--- RECORD SET ---

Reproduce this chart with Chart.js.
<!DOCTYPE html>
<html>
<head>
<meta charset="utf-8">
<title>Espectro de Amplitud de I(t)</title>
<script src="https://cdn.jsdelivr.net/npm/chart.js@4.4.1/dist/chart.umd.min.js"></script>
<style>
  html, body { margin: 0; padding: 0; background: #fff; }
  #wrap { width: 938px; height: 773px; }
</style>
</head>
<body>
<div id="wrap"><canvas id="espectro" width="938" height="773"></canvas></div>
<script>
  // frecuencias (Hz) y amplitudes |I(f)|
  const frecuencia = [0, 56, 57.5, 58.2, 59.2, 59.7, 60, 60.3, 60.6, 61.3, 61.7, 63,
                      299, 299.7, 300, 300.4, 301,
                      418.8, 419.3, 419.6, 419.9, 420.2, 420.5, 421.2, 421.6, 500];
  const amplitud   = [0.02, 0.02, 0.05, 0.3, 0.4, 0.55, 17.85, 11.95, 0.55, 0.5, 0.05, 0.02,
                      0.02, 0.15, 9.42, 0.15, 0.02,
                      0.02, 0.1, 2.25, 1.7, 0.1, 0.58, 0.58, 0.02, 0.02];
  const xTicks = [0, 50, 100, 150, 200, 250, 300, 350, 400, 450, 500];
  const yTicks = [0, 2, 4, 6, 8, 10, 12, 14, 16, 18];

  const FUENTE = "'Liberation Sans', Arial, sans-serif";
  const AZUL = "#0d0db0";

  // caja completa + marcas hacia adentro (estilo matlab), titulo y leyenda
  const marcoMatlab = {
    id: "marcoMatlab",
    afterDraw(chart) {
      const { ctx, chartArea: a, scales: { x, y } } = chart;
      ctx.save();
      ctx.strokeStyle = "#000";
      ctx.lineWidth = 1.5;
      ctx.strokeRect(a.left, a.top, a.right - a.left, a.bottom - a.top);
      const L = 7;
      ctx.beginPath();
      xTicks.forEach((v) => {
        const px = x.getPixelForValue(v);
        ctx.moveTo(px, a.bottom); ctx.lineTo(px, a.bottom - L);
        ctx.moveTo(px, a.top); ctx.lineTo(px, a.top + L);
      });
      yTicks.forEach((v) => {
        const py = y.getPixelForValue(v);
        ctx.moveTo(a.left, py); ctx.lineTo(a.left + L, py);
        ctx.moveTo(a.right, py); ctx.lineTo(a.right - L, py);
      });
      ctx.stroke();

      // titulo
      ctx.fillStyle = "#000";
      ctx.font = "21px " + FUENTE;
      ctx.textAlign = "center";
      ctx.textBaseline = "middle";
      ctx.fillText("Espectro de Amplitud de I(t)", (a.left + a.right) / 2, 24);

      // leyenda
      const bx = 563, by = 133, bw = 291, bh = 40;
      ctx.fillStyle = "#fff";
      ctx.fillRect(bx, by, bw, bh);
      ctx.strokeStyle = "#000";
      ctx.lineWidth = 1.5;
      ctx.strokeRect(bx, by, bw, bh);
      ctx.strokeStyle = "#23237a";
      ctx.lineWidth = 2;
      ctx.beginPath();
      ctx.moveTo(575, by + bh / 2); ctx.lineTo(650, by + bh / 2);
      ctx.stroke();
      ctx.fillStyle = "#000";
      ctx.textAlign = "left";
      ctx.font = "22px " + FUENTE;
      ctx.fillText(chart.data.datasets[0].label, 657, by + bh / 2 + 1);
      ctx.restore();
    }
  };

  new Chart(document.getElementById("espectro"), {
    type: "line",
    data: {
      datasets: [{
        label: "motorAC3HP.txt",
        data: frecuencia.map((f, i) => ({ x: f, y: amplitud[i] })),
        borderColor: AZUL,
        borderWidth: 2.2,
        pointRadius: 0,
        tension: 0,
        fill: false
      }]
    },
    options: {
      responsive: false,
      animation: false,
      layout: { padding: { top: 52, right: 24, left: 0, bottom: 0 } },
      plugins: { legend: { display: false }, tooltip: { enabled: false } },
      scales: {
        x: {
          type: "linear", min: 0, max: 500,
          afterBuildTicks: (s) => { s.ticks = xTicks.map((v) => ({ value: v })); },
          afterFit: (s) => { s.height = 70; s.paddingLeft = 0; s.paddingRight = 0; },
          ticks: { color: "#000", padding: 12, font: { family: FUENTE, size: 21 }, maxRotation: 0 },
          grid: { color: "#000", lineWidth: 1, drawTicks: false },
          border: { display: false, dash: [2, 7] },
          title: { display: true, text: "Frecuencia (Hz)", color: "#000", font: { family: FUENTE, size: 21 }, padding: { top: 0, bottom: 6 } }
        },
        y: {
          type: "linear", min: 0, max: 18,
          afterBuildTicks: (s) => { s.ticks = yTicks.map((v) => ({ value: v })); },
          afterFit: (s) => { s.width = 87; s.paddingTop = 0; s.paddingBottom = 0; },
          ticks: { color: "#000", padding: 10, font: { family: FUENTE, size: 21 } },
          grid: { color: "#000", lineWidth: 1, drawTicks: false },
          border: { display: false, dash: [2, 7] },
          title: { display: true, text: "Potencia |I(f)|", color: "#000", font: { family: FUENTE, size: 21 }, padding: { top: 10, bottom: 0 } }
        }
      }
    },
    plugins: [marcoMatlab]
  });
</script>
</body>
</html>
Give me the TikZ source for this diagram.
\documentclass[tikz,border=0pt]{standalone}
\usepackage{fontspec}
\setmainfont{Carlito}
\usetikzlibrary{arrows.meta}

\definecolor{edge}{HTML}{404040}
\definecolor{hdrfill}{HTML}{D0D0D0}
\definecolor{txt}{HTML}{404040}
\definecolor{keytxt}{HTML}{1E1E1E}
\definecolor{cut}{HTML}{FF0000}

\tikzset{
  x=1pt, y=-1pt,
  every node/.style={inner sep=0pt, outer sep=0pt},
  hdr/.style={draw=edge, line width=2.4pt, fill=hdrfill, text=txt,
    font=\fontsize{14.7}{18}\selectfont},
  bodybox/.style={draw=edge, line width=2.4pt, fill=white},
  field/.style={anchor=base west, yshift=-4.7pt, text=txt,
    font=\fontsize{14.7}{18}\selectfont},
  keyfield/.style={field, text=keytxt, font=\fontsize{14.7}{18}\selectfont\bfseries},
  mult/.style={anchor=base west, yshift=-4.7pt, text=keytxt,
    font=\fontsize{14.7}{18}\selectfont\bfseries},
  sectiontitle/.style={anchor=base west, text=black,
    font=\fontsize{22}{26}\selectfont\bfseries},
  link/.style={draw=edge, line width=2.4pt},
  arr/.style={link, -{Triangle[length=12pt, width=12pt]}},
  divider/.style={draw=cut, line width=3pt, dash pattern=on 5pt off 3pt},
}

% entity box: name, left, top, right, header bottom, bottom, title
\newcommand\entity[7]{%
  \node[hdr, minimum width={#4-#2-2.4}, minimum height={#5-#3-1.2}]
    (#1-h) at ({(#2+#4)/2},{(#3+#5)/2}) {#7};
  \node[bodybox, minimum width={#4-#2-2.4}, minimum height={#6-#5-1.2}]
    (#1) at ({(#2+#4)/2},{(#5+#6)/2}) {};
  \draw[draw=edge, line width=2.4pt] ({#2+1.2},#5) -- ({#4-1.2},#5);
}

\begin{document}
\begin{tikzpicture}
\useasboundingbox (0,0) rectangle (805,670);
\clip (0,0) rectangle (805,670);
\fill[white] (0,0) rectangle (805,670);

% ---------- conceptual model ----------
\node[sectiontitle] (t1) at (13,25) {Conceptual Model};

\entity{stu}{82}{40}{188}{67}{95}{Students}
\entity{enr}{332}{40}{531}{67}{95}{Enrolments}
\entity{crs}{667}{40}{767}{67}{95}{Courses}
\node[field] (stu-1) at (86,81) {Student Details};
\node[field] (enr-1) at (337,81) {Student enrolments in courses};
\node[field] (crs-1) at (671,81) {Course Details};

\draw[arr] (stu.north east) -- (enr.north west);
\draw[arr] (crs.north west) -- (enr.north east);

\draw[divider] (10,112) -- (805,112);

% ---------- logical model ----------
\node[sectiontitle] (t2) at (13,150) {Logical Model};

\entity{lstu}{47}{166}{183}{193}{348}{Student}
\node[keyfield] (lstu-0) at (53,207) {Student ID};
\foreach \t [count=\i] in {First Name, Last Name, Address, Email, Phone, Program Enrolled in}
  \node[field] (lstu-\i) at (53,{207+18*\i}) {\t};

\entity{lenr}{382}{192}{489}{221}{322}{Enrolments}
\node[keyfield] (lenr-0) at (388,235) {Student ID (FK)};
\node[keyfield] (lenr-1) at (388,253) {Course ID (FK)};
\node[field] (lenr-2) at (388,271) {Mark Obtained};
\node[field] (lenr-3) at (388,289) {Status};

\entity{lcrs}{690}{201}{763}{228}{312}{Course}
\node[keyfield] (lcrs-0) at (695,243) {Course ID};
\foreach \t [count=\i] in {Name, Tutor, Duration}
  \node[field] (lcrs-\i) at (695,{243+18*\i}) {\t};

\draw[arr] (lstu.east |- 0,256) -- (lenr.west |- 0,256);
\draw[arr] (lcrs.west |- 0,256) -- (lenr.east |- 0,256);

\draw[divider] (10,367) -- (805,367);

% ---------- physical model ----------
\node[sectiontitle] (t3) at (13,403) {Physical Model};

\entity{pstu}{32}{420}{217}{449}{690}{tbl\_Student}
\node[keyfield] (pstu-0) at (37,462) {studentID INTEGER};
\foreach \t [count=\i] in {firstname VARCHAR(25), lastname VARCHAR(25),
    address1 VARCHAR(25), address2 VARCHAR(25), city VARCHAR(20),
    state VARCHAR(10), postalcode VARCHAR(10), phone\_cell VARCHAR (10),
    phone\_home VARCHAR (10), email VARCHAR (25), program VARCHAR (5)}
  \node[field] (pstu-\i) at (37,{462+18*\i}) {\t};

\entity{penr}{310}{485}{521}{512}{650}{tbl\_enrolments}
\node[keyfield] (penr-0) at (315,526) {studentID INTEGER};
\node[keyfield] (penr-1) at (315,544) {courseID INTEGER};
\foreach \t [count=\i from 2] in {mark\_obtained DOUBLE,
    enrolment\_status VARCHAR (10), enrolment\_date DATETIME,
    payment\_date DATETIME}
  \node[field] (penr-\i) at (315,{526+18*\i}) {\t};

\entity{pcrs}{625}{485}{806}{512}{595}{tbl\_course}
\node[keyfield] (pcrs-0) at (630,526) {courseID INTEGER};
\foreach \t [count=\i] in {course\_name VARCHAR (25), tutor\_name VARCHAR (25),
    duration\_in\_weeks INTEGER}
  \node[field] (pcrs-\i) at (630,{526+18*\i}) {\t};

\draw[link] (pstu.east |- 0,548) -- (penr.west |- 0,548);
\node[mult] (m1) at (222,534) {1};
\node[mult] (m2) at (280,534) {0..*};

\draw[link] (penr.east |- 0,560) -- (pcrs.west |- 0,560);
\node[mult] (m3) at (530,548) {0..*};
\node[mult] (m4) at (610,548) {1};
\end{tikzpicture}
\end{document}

---

GIVEN REQUEST: Starting at the first line of the data above, please restate word for word every line up to and including the one that holds "14, 16, 18];", and add nothing else.

SOLUTION TO THIS EXERCISE:
Reproduce this chart with Chart.js.
<!DOCTYPE html>
<html>
<head>
<meta charset="utf-8">
<title>Espectro de Amplitud de I(t)</title>
<script src="https://cdn.jsdelivr.net/npm/chart.js@4.4.1/dist/chart.umd.min.js"></script>
<style>
  html, body { margin: 0; padding: 0; background: #fff; }
  #wrap { width: 938px; height: 773px; }
</style>
</head>
<body>
<div id="wrap"><canvas id="espectro" width="938" height="773"></canvas></div>
<script>
  // frecuencias (Hz) y amplitudes |I(f)|
  const frecuencia = [0, 56, 57.5, 58.2, 59.2, 59.7, 60, 60.3, 60.6, 61.3, 61.7, 63,
                      299, 299.7, 300, 300.4, 301,
                      418.8, 419.3, 419.6, 419.9, 420.2, 420.5, 421.2, 421.6, 500];
  const amplitud   = [0.02, 0.02, 0.05, 0.3, 0.4, 0.55, 17.85, 11.95, 0.55, 0.5, 0.05, 0.02,
                      0.02, 0.15, 9.42, 0.15, 0.02,
                      0.02, 0.1, 2.25, 1.7, 0.1, 0.58, 0.58, 0.02, 0.02];
  const xTicks = [0, 50, 100, 150, 200, 250, 300, 350, 400, 450, 500];
  const yTicks = [0, 2, 4, 6, 8, 10, 12, 14, 16, 18];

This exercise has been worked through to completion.